**** Data block

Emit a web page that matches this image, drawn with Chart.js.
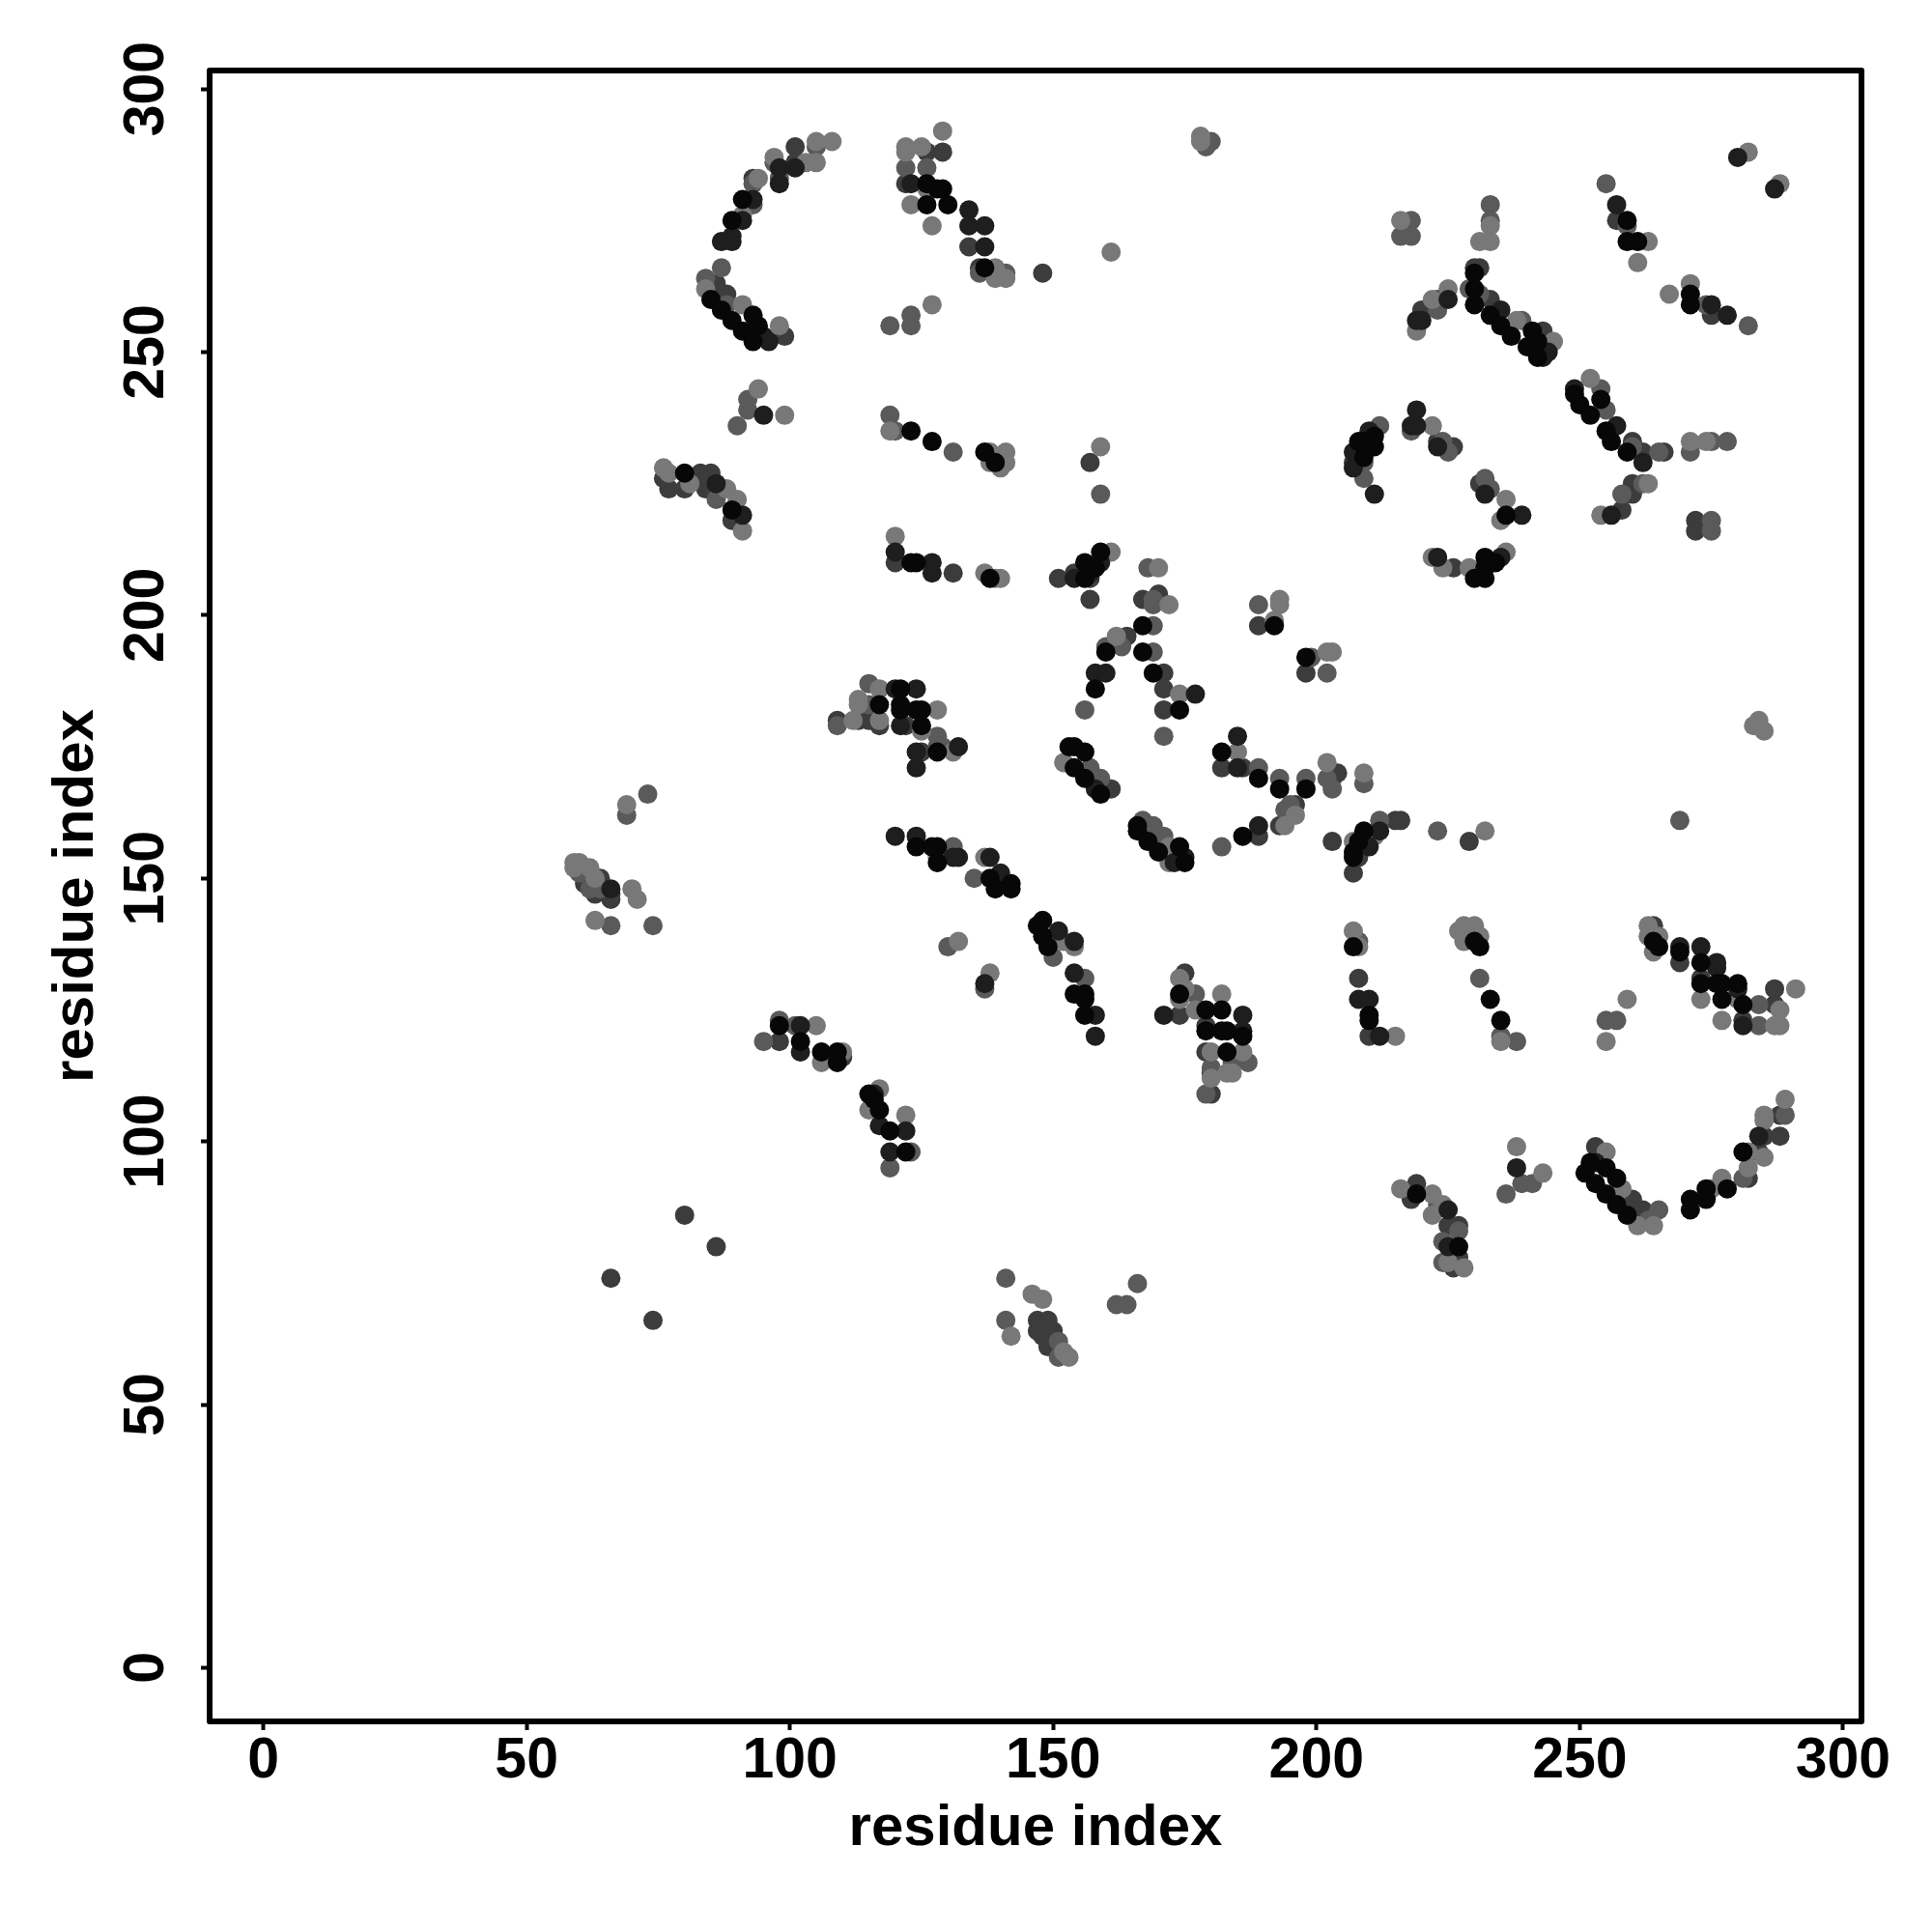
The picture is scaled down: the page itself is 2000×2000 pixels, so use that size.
<!DOCTYPE html>
<html><head><meta charset="utf-8">
<style>html,body{margin:0;padding:0;background:#fff}canvas{display:block}</style>
<script src="https://cdn.jsdelivr.net/npm/chart.js@4/dist/chart.umd.min.js"></script>
</head><body><canvas id="c" width="2000" height="2000"></canvas>
<script>
const tickValues = [0, 50, 100, 150, 200, 250, 300];
const xTitle = "residue index";
const yTitle = "residue index";
const blackPoints = [[91,279],[89,275],[85,260],[87,258],[89,256],[91,254],[93,257],[94,255],[93,252],[126,282],[129,281],[128,281],[126,278],[130,278],[137,266],[123,235],[127,233],[137,231],[139,229],[80,227],[89,220],[259,275],[259,271],[261,271],[271,261],[271,259],[230,265],[230,262],[230,259],[233,257],[235,255],[237,253],[241,254],[240,251],[242,252],[242,249],[249,242],[250,240],[254,241],[252,238],[255,235],[256,233],[259,231],[211,234],[208,233],[209,233],[211,232],[209,230],[236,219],[232,211],[234,210],[232,209],[230,207],[232,207],[123,210],[124,210],[138,207],[159,212],[156,210],[158,209],[156,207],[167,198],[167,193],[160,193],[158,186],[169,189],[174,182],[182,174],[189,169],[193,167],[192,198],[121,186],[117,183],[121,183],[121,182],[124,182],[125,182],[125,179],[128,174],[153,175],[154,175],[156,174],[154,171],[156,169],[159,166],[124,156],[128,156],[127,156],[128,153],[138,150],[139,148],[142,149],[142,148],[166,160],[166,159],[168,157],[170,155],[174,156],[175,153],[186,158],[198,167],[198,192],[208,157],[209,159],[207,155],[207,154],[207,137],[230,138],[231,137],[147,141],[148,142],[148,139],[149,137],[154,128],[156,128],[156,127],[156,124],[98,122],[102,119],[106,117],[109,117],[109,115],[115,109],[116,108],[117,106],[119,102],[122,98],[174,128],[179,125],[182,125],[179,121],[182,121],[183,121],[186,120],[183,117],[210,124],[210,123],[233,127],[235,123],[264,138],[265,137],[269,136],[273,134],[273,130],[276,130],[277,130],[280,130],[277,127],[281,126],[252,96],[251,94],[255,95],[257,93],[253,92],[255,90],[257,88],[259,86],[271,89],[271,87],[274,91],[274,89],[278,91],[281,98],[219,90],[227,80]];
const darkPoints = [[93,279],[87,271],[89,272],[89,271],[91,275],[98,285],[98,282],[95,253],[96,252],[134,277],[134,274],[137,274],[137,270],[123,282],[101,285],[95,238],[91,219],[86,225],[120,212],[220,256],[219,256],[225,260],[280,287],[287,281],[257,278],[275,259],[278,257],[244,250],[243,249],[235,258],[249,243],[257,236],[262,229],[210,235],[207,231],[207,228],[211,223],[219,239],[218,236],[219,236],[223,232],[232,223],[239,219],[256,219],[223,211],[235,211],[127,210],[127,208],[159,210],[157,208],[154,207],[158,189],[160,189],[177,185],[185,177],[185,171],[120,186],[124,186],[121,179],[124,174],[132,175],[124,171],[120,158],[124,158],[132,154],[131,154],[138,154],[140,151],[158,167],[175,154],[173,153],[189,160],[212,159],[210,156],[102,122],[102,117],[116,109],[117,103],[122,102],[119,98],[66,148],[137,130],[154,138],[151,140],[154,132],[158,124],[158,120],[171,124],[186,124],[186,121],[208,127],[210,127],[212,120],[269,137],[273,137],[276,134],[276,133],[280,129],[281,122],[284,101],[238,95],[253,96],[225,87],[225,80]];
const midDarkPoints = [[101,289],[101,286],[93,283],[126,288],[129,288],[122,282],[134,270],[136,266],[148,265],[99,253],[88,261],[86,263],[76,226],[77,224],[83,227],[85,227],[80,224],[84,224],[89,218],[223,260],[220,258],[230,266],[231,266],[233,260],[243,254],[260,233],[262,231],[266,231],[260,225],[260,223],[258,220],[275,257],[272,218],[272,216],[257,275],[207,229],[223,233],[226,232],[231,225],[226,209],[120,210],[131,208],[157,203],[157,229],[151,207],[154,208],[157,207],[167,203],[170,204],[164,196],[171,189],[171,186],[171,182],[182,171],[186,171],[189,198],[189,158],[109,180],[113,180],[115,180],[117,179],[122,179],[125,174],[161,167],[196,164],[193,160],[203,157],[215,161],[216,161],[229,157],[204,170],[203,169],[198,189],[208,154],[207,151],[64,150],[61,149],[63,147],[66,147],[66,146],[98,119],[110,116],[175,132],[174,124],[179,122],[179,117],[180,113],[180,109],[208,131],[210,120],[264,141],[269,134],[273,131],[281,123],[287,129],[287,126],[260,89],[262,87],[282,93],[284,98],[285,101],[288,101],[288,105],[253,99],[219,92],[218,90],[218,89],[225,84],[227,84],[227,78],[226,76],[66,74],[74,66],[80,86],[86,80],[147,66],[149,66],[147,64],[148,63],[150,64],[149,61]];
const midPoints = [[105,289],[97,286],[98,283],[93,282],[93,278],[87,266],[84,264],[88,259],[122,285],[126,285],[141,265],[136,265],[123,257],[123,255],[119,255],[92,241],[92,239],[90,236],[119,238],[120,235],[131,231],[86,222],[179,290],[180,290],[179,289],[218,275],[216,272],[218,272],[233,278],[233,275],[229,262],[231,261],[239,256],[254,243],[255,239],[260,232],[265,231],[271,231],[275,233],[278,233],[274,259],[255,282],[282,255],[259,274],[212,236],[209,229],[209,226],[218,235],[224,233],[225,231],[232,226],[233,224],[262,225],[258,223],[275,218],[275,216],[223,258],[159,223],[168,209],[169,203],[169,202],[169,198],[169,193],[163,194],[160,194],[156,182],[171,177],[189,202],[115,187],[115,183],[109,179],[128,177],[128,175],[129,175],[157,171],[159,169],[167,161],[169,160],[171,158],[182,156],[194,163],[195,164],[131,156],[135,150],[189,171],[193,169],[198,169],[202,169],[203,167],[209,168],[199,192],[202,189],[212,161],[223,159],[269,161],[208,138],[60,151],[62,148],[64,148],[66,141],[74,141],[69,162],[73,166],[98,123],[101,122],[95,119],[123,98],[119,95],[130,137],[150,135],[156,131],[137,129],[177,128],[184,115],[187,115],[180,114],[179,109],[231,131],[235,120],[238,119],[284,126],[284,122],[255,123],[257,123],[281,93],[289,105],[239,92],[241,92],[236,90],[265,87],[263,85],[223,88],[224,81],[224,77],[227,83],[141,74],[141,66],[162,69],[164,69],[166,73],[151,62],[151,59]];
const lightPoints = [[108,290],[105,290],[103,286],[105,286],[97,287],[94,283],[91,276],[84,262],[91,259],[98,255],[129,292],[122,289],[122,288],[125,289],[126,281],[123,278],[127,274],[139,266],[141,264],[139,264],[127,259],[94,243],[99,238],[119,235],[138,231],[141,231],[141,229],[138,229],[140,228],[76,228],[77,227],[81,225],[88,224],[90,222],[91,216],[120,215],[178,291],[178,290],[161,269],[159,232],[216,275],[233,274],[231,271],[233,271],[225,262],[222,260],[219,254],[282,288],[288,282],[263,271],[261,267],[271,263],[267,261],[238,256],[245,252],[252,245],[271,233],[274,233],[263,225],[254,219],[236,222],[235,218],[222,211],[224,209],[229,209],[236,212],[222,236],[137,208],[140,207],[139,207],[170,209],[172,202],[161,212],[162,196],[174,185],[113,184],[113,183],[117,186],[112,180],[117,180],[128,182],[125,178],[131,174],[152,172],[172,156],[172,153],[128,154],[137,154],[185,174],[193,203],[193,202],[192,199],[202,193],[203,193],[209,170],[202,172],[194,160],[196,162],[211,158],[207,157],[232,159],[283,179],[284,180],[285,178],[207,140],[208,137],[227,140],[228,141],[230,141],[228,138],[231,139],[59,153],[60,153],[59,152],[62,152],[63,150],[70,148],[71,146],[63,142],[106,115],[105,122],[110,117],[117,110],[115,106],[122,105],[154,137],[152,138],[132,138],[138,132],[174,131],[175,129],[174,127],[177,125],[182,128],[186,117],[180,117],[183,113],[184,113],[180,112],[215,120],[235,119],[263,141],[263,139],[265,139],[264,136],[273,127],[277,123],[280,127],[288,125],[287,122],[288,122],[291,129],[259,127],[255,119],[238,99],[243,94],[255,98],[258,91],[261,84],[264,84],[277,93],[275,91],[282,98],[282,95],[285,97],[285,105],[285,104],[289,108],[216,91],[222,90],[224,88],[222,86],[225,77],[228,76],[142,63],[146,71],[148,70],[152,60],[153,59],[69,164]];

const series = [
  {name: "shade 1", pts: blackPoints, color: "#070707"},
  {name: "shade 2", pts: darkPoints, color: "#1e1e1e"},
  {name: "shade 5", pts: lightPoints, color: "#787878"},
  {name: "shade 4", pts: midPoints, color: "#5a5a5a"},
  {name: "shade 3", pts: midDarkPoints, color: "#3c3c3c"}
];

const frame = {
  id: "frame",
  afterDatasetsDraw(chart) {
    const a = chart.chartArea, c = chart.ctx;
    c.save(); c.strokeStyle = "#000"; c.lineWidth = 6; c.lineJoin = "round";
    c.strokeRect(a.left, a.top, a.right - a.left, a.bottom - a.top);
    c.restore();
  }
};
const tickFont = {family: "'Liberation Sans'", weight: "bold", size: 59};
const titleFont = {family: "'Liberation Sans'", weight: "bold", size: 60};

new Chart(document.getElementById("c"), {
  type: "scatter",
  data: {datasets: series.map(s => ({
    label: s.name,
    data: s.pts.map(p => ({x: p[0], y: p[1]})),
    backgroundColor: s.color, borderWidth: 0, pointRadius: 10, pointHoverRadius: 10
  }))},
  options: {
    responsive: false, animation: false,
    layout: {autoPadding: false, padding: {top: 73, right: 73, left: 0, bottom: 0}},
    plugins: {legend: {display: false}, tooltip: {enabled: false}, title: {display: false}},
    scales: {
      x: {
        type: "linear", min: -10.2, max: 303.5,
        afterFit(s) { s.height = 218; },
        afterBuildTicks(s) { s.ticks = tickValues.map(v => ({value: v})); },
        grid: {drawOnChartArea: false, drawTicks: true, tickLength: 9, tickWidth: 4, tickColor: "#000"},
        border: {display: false},
        ticks: {color: "#000", font: tickFont, padding: -3, maxRotation: 0, minRotation: 0, autoSkip: false},
        title: {display: true, text: xTitle, color: "#000", font: titleFont, padding: {top: 0, bottom: 71}}
      },
      y: {
        type: "linear", min: -10.2, max: 303.5,
        afterFit(s) { s.width = 217; },
        afterBuildTicks(s) { s.ticks = tickValues.map(v => ({value: v})); },
        grid: {drawOnChartArea: false, drawTicks: true, tickLength: 9, tickWidth: 4, tickColor: "#000"},
        border: {display: false},
        ticks: {color: "#000", font: tickFont, padding: 6, minRotation: 90, maxRotation: 90, crossAlign: "center", autoSkip: false},
        title: {display: true, text: yTitle, color: "#000", font: titleFont, padding: {top: 43, bottom: 0}}
      }
    }
  },
  plugins: [frame]
});
</script></body></html>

********

• Written task:
Report the number of lines in the listing where the string "page" appears, and nothing besides.

• Answer below:
2